Is there hope for a multiple-party system? Many activists believe that there is hope but that we only get closer to such a system by voting for third-party candidates strategically, voting in key elections for a major party candidate closest to your beliefs and then diligently working within the parties to make significant change.
Our growing influence as young voters
In the last Presidential election, young voters were very influential--more because of what they didn't do, unfortunately. In addition to the obvious example of Florida, in New Mexico, Gore won by only 365 votes. Iowa, New Hampshire, Oregon and Wisconsin were each decided by less than 8,000 votes. In that election, 15.2 million eligible voters between 18 and 24 did NOT vote. (More than 1/4 of the total eligible voters that did NOT vote in the 2000 election were in the 18-to-24 age group.) Had the young voters come to the polls, they would have changed the course of the last four years.
The polls suggest that this election will be very close again. Ansara says that this election might be determined by a vote differential of less than 500,000 votes spread across a number of states. Young voters will help determine this election, but don't look to the media or the polls to tell you what their influence will be.
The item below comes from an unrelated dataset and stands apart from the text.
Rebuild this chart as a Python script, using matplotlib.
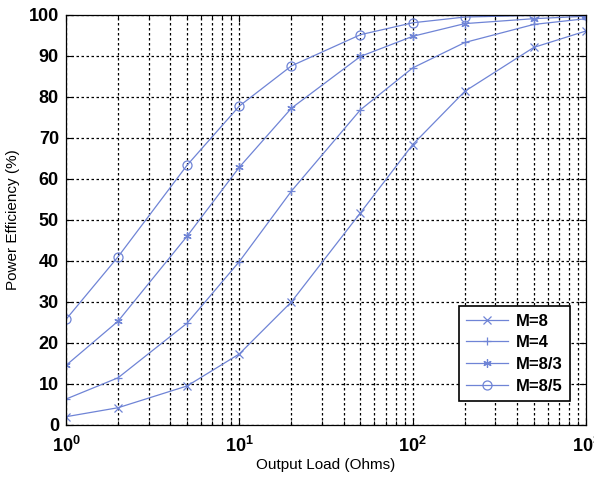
import matplotlib
matplotlib.use('Agg')
import matplotlib.pyplot as plt
from matplotlib.ticker import LogLocator, NullFormatter

plt.rcParams['font.family'] = ['Liberation Sans', 'DejaVu Sans']

load = [1, 2, 5, 10, 20, 50, 100, 200, 500, 1000]
eff_m8 = [2.0, 4.2, 9.5, 17.3, 30.0, 51.7, 68.3, 81.3, 92.0, 96.0]
eff_m4 = [6.3, 11.5, 24.8, 39.8, 57.0, 76.8, 87.0, 93.2, 97.6, 99.0]
eff_m83 = [14.5, 25.3, 46.0, 62.8, 77.2, 89.8, 94.7, 97.8, 99.0, 99.6]
eff_m85 = [25.7, 41.0, 63.3, 77.7, 87.5, 95.1, 98.0, 99.4, 99.8, 99.9]
labels = ['M=8', 'M=4', 'M=8/3', 'M=8/5']
markers = ['x', '+', (6, 2, 0), 'o']

col = '#6f84d6'

fig = plt.figure(figsize=(5.94, 4.78), dpi=100)
ax = fig.add_axes([0.111, 0.111, 0.8755, 0.8585])

for y, lab, mk in zip([eff_m8, eff_m4, eff_m83, eff_m85], labels, markers):
    if mk == 'o':
        ax.plot(load, y, color=col, lw=0.9, marker=mk, ms=6.5, mfc='none',
                mec=col, mew=0.9, label=lab)
    else:
        ax.plot(load, y, color=col, lw=0.9, marker=mk, ms=6,
                mec=col, mew=0.9, label=lab)

ax.set_xscale('log')
ax.set_xlim(1, 1000)
ax.set_ylim(0, 100)
ax.set_yticks(range(0, 101, 10))
ax.xaxis.set_major_locator(LogLocator(base=10, numticks=10))
ax.xaxis.set_minor_locator(LogLocator(base=10, subs=range(2, 10), numticks=10))
ax.xaxis.set_minor_formatter(NullFormatter())

ax.grid(True, which='major', color='black', linestyle=(0, (2, 2)), lw=0.9)
ax.grid(True, which='minor', axis='x', color='black', linestyle=(0, (2, 2)), lw=0.9)
ax.tick_params(which='both', direction='in', top=True, right=True,
               labelsize=13, length=5, width=0.8, pad=5)
ax.tick_params(axis='x', which='major', pad=8)
ax.tick_params(which='minor', length=3)
for lbl in ax.get_xticklabels() + ax.get_yticklabels():
    lbl.set_fontweight('bold')
for s in ax.spines.values():
    s.set_linewidth(0.9)

ax.set_xlabel('Output Load (Ohms)', fontsize=11, labelpad=1)
ax.set_ylabel('Power Efficiency (%)', fontsize=11, labelpad=6)

leg = ax.legend(loc='lower right', bbox_to_anchor=(0.986, 0.038),
                prop={'size': 12, 'weight': 'bold'},
                fancybox=False, edgecolor='black', framealpha=1,
                handlelength=2.5, borderpad=0.45, labelspacing=0.4,
                handletextpad=0.5)
leg.get_frame().set_linewidth(1.2)

fig.savefig('out.png', dpi=100)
Because of the perception of the young as non-voters, they are often written off by both candidates and the larger public, including the media. According to Michael Moore, even the polls rarely take into account the young voter. Most polls survey "likely" voters based on those who have consistently voted in the last few elections, which the very young voter wasn't eligible to do. Most polls also require a primary phone number that is not a cell phone.
The work of many youth-driven activist organizations and voter registration drives is ensuring that the younger voter will be an important demographic in the upcoming Presidential election, especially in battleground states such as Michigan and Wisconsin, where thousands of young voters have been registered.
Young people are getting educated, pissed and involved. And, we are taking back the power of the vote. With a little luck and a lot of organizing, we won't stop there.